The latest odd decision, the move to rename the stadium from St James Park to the Capitalist Moneyhole Arena (or whatever fetid, stinking name he’s come up with) before selling it on to somebody else, is his latest gamble. It may come off, with a £20m sponsorship deal harvesting new players and contracts, but it may not. There is a chance that this decision, with the appalling atmosphere it has reintroduced around the City and the club, it could upset the fragile harmony of the dressing room, reignite the ‘Ashley Out’ movement, and feed through to the players on the pitch.

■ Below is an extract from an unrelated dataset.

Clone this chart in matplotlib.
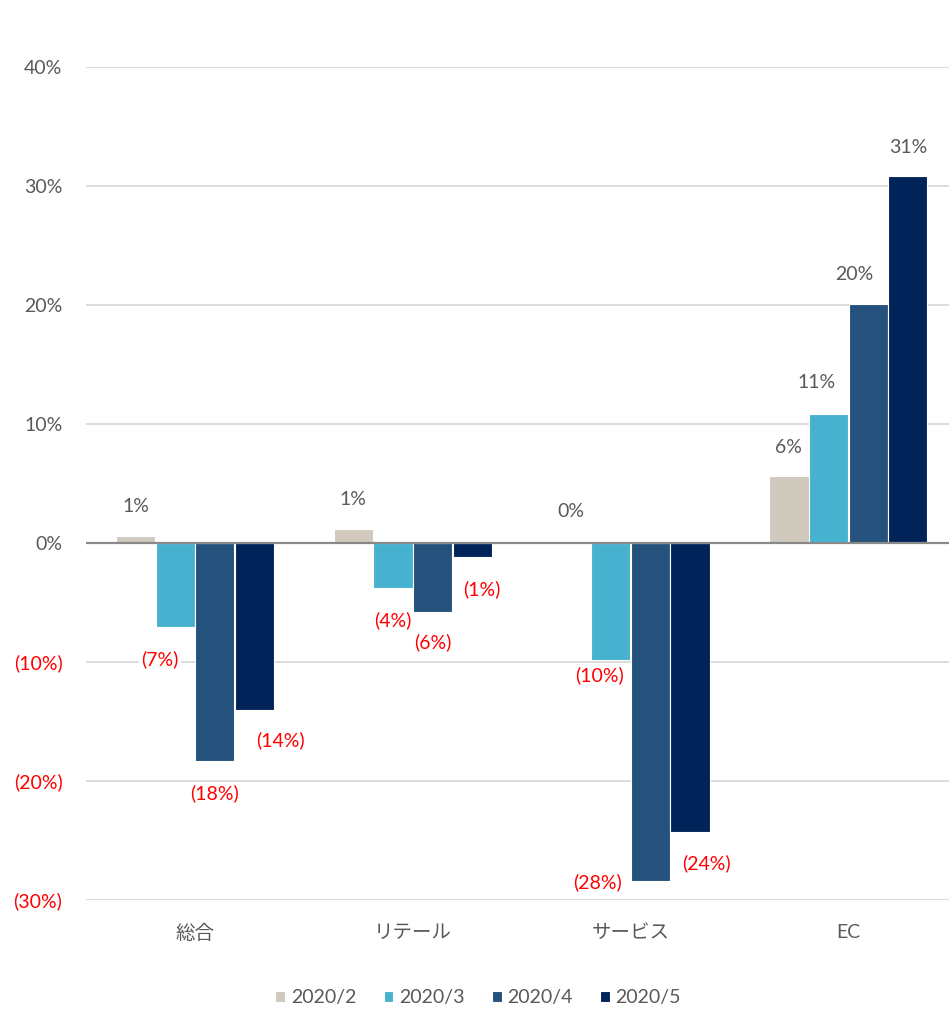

Some things are beyond monetary value. The City Council are certainly skint, but it’s difficult to imagine them renaming the Tyne the ‘River EasyJet’ or Grey’s Monument ‘The Tesco Tower’. St James Park is as much a part of our identity as anything in the NE post-code, and by toying with the emotions and sensitivities of local people, of fans and the City, the ownership have deployed possibly another huge gamble. But even if it does come off, we’ll have lost something. The ownership have inflicted a loss of pride, heritage and tradition on an entire city. There is a feeling that this simply wasn’t his decision to make, and that something sacred has been trampled on by a rogue outsider.
Mike Ashley has played his hand, but the pack is rigged. This is one gamble he cannot win.